Olga i Pola. Jeszcze nie wiadomo, co z nich wyrośnie. Ale podróżowanie mają we krwi. Po rodzicach. Od małego zwiedzają, podziwiają, smakują. Zaliczyły już Borneo, Meksyk, Indonezję, Filipiny, Tanzanię… – Wyjeżdżamy nawet cztery razy do roku. I zawsze przywozimy jakieś pamiątki, bo to takie nasze pocztówki z wycieczek – mówi Ania. Było więc czym urządzać dom, który rzecz jasna zaprojektowali sami.

Powstawał wolno (działka w warszawskim Wilanowie przechodziła długą i bolesną procedurę odrolniania), ale konsekwentnie – z myślą o egzotycznych dodatkach. W salonie z trawertynowo-granitowym kominkiem stanęła na przykład duża afrykańska rzeźba z Konga. Na ścianach powiesili weneckie maski – nie jakieś suweniry dla turystów, ale prawdziwe dzieła sztuki kupione w galerii niedaleko mostu Rialto.

Stuletnie rzeźby z drewna egzotycznego przytaszczyli aż z Tajlandii: obok jadalni wisi słoń, a w sypialni dziad i baba, którzy strzegą domu przed złymi duchami. No i maska z gigantycznymi uszami – ta dopiero ma historię! Pewnego razu w Brukseli Tomek odwiedził znajomą, która porządkowała właśnie mieszkanie. Na kupie śmieci zobaczył afrykańską maskę. Znajoma powiedziała, że może ją sobie zabrać. Wziął więc i... wrzucił do piwnicy, gdzie przeleżała do czasu, aż zobaczył ją kolega, pasjonat sztuki prymitywnej. Okazało się, że maska jest autentyczna i przedstawia młodą kobietę z Nigerii. Awansowała – dziś wisi na honorowym miejscu w salonie.

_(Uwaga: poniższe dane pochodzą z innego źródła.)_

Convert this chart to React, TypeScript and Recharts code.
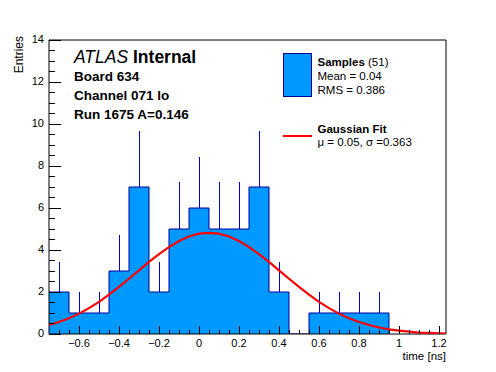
import {
  ComposedChart,
  Area,
  Line,
  XAxis,
  YAxis,
  ReferenceArea,
} from "recharts";

// histogram: bin low edges (width 0.1 ns) and counts
const binEdges = [
  -0.75, -0.65, -0.55, -0.45, -0.35, -0.25, -0.15, -0.05, 0.05, 0.15, 0.25,
  0.35, 0.45, 0.55, 0.65, 0.75, 0.85, 0.95,
];
const binCenters = [
  -0.7, -0.6, -0.5, -0.4, -0.3, -0.2, -0.1, 0, 0.1, 0.2, 0.3, 0.4, 0.5, 0.6,
  0.7, 0.8, 0.9,
];
const counts = [2, 1, 1, 3, 7, 2, 5, 6, 5, 5, 7, 2, 0, 1, 1, 1, 1];
// upper error (top of the vertical line minus the count)
const errUp = [
  1.41, 1, 1, 1.73, 2.65, 1.41, 2.24, 2.45, 2.24, 2.24, 2.65, 1.41, 0, 1, 1, 1,
  1,
];

// gaussian fit curve, read at 0.05 ns steps
const fitX = [
  -0.75, -0.7, -0.65, -0.6, -0.55, -0.5, -0.45, -0.4, -0.35, -0.3, -0.25, -0.2,
  -0.15, -0.1, -0.05, 0, 0.05, 0.1, 0.15, 0.2, 0.25, 0.3, 0.35, 0.4, 0.45, 0.5,
  0.55, 0.6, 0.65, 0.7, 0.75, 0.8, 0.85, 0.9, 0.95, 1.0, 1.05, 1.1, 1.15, 1.2,
  1.25,
];
const fitY = [
  0.43, 0.57, 0.75, 0.97, 1.23, 1.53, 1.87, 2.24, 2.63, 3.03, 3.43, 3.8, 4.14,
  4.43, 4.64, 4.78, 4.82, 4.78, 4.64, 4.43, 4.14, 3.8, 3.43, 3.03, 2.63, 2.24,
  1.87, 1.53, 1.23, 0.97, 0.75, 0.57, 0.43, 0.31, 0.22, 0.16, 0.11, 0.07, 0.05,
  0.03, 0.02,
];

const X_MIN = -0.75;
const X_MAX = 1.235;
const Y_MAX = 14;

const FILL = "#0099ff";
const EDGE = "#000099";
const ERR = "#0000cc";
const FONT = "'Liberation Sans', Arial, Helvetica, sans-serif";

const histRows = binEdges.map((e, i) => ({ x: e, n: counts[i] ?? 0 }));
// each error bar is a two-point vertical segment from the count upwards
const errSegs = binCenters
  .map((c, i) => [
    { x: c, y: counts[i] },
    { x: c, y: counts[i] + errUp[i] },
  ])
  .filter((s) => s[0].y > 0);
const fitRows = fitX.map((x, i) => ({ x, y: fitY[i] }));

// ROOT-like ticks: majors every 0.2 (x) / 2 (y), minors between
const xTicks: number[] = [];
for (let k = -70; k <= 120; k += 5) xTicks.push(k / 100);
const yTicks: number[] = [];
for (let k = 0; k <= 28; k++) yTicks.push(k / 2);

function fmtX(v: number) {
  const s = String(Number(v.toFixed(1)));
  return s.replace("-", "\u2212");
}

function XTick(props: any) {
  const { x, y, payload } = props;
  const v = payload.value as number;
  const major = Math.round(v * 100) % 20 === 0;
  return (
    <g>
      <line
        x1={x}
        y1={y}
        x2={x}
        y2={y - (major ? 8 : 4)}
        stroke="#000"
        shapeRendering="crispEdges"
      />
      {major && (
        <text
          x={x}
          y={y + 13}
          textAnchor="middle"
          fontSize={11}
          fontFamily={FONT}
          fill="#000"
        >
          {fmtX(v)}
        </text>
      )}
    </g>
  );
}

function YTick(props: any) {
  const { x, y, payload } = props;
  const v = payload.value as number;
  const major = Math.round(v * 2) % 4 === 0;
  return (
    <g>
      <line
        x1={x}
        y1={y}
        x2={x + (major ? 12 : 6)}
        y2={y}
        stroke="#000"
        shapeRendering="crispEdges"
      />
      {major && (
        <text
          x={x - 5}
          y={y + 2.5}
          textAnchor="end"
          fontSize={11}
          fontFamily={FONT}
          fill="#000"
        >
          {v}
        </text>
      )}
    </g>
  );
}

export default function App() {
  return (
    <div style={{ position: "relative", width: 496, height: 372, background: "#fff" }}>
      <style>{"body{margin:0} .err-seg path{shape-rendering:crispEdges}"}</style>
      <ComposedChart
        width={496}
        height={372}
        margin={{ top: 40, right: 50, bottom: 0, left: 0 }}
      >
        <Area
          data={histRows}
          dataKey="n"
          type="stepAfter"
          fill={FILL}
          fillOpacity={1}
          stroke={EDGE}
          strokeWidth={1}
          isAnimationActive={false}
        />
        {errSegs.map((seg, i) => (
          <Line
            key={"err" + i}
            className="err-seg"
            data={seg}
            dataKey="y"
            type="linear"
            stroke={ERR}
            strokeWidth={1}
            dot={false}
            activeDot={false}
            isAnimationActive={false}
          />
        ))}
        <Line
          data={fitRows}
          dataKey="y"
          type="linear"
          stroke="#ff0000"
          strokeWidth={2.2}
          dot={false}
          isAnimationActive={false}
        />
        <ReferenceArea
          x1={X_MIN}
          x2={X_MAX}
          y1={0}
          y2={Y_MAX}
          fill="none"
          stroke="#000"
          strokeWidth={1}
          fillOpacity={0}
        />
        <XAxis
          dataKey="x"
          type="number"
          domain={[X_MIN, X_MAX]}
          allowDataOverflow
          ticks={xTicks}
          interval={0}
          tick={<XTick />}
          tickLine={false}
          tickSize={0}
          tickMargin={0}
          axisLine={false}
          height={38}
        />
        <YAxis
          type="number"
          domain={[0, Y_MAX]}
          allowDataOverflow
          ticks={yTicks}
          interval={0}
          tick={<YTick />}
          tickLine={false}
          tickSize={0}
          tickMargin={0}
          axisLine={false}
          width={49}
        />
      </ComposedChart>

      {/* annotations, legend and axis titles */}
      <svg
        width={496}
        height={372}
        style={{ position: "absolute", left: 0, top: 0, pointerEvents: "none" }}
        fontFamily={FONT}
      >
        <text x={446} y={360} textAnchor="end" fontSize={11.5}>
          time [ns]
        </text>
        <text
          transform="translate(23,36) rotate(-90)"
          textAnchor="end"
          fontSize={12}
        >
          Entries
        </text>

        <text x={74} y={63} fontSize={17.5}>
          <tspan fontStyle="italic">ATLAS</tspan>
          <tspan fontWeight="bold"> Internal</tspan>
        </text>
        <text x={74} y={81} fontSize={13.5} fontWeight="bold">
          Board 634
        </text>
        <text x={74} y={100} fontSize={13.5} fontWeight="bold">
          Channel 071 lo
        </text>
        <text x={74} y={119} fontSize={13.5} fontWeight="bold">
          Run 1675 A=0.146
        </text>

        <rect x={283.5} y={53.5} width={28} height={43} fill={FILL} stroke={EDGE} />
        <text x={317.5} y={66} fontSize={11.5}>
          <tspan fontWeight="bold">Samples</tspan>
          <tspan> (51)</tspan>
        </text>
        <text x={317.5} y={80} fontSize={11.5}>
          Mean = 0.04
        </text>
        <text x={317.5} y={94} fontSize={11.5}>
          RMS = 0.386
        </text>

        <line x1={283} y1={136} x2={312} y2={136} stroke="#ff0000" strokeWidth={2} />
        <text x={317.5} y={132.5} fontSize={11.5} fontWeight="bold">
          Gaussian Fit
        </text>
        <text x={317.5} y={146} fontSize={11.5}>
          {"\u03bc = 0.05, \u03c3 =0.363"}
        </text>
      </svg>
    </div>
  );
}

Ale dom w Wilanowie urządziły nie tylko pamiątki, także... instrumenty. Cztery gitary Tomka zmieścili bez problemu, ale gdy pojawił się fortepian, zrobiło się ciasno. Już wcześniej myśleli o rozbudowie domu, ale to nowy nabytek przesądził sprawę. Powiększyli dom. Wtedy bez problemu zmieścił się pokój muzyczny dla Tomka i pracowania malarska Ani. Spędzają tam każdą wolną chwilę, oczywiście do czasu, aż znów nie pogna ich w świat.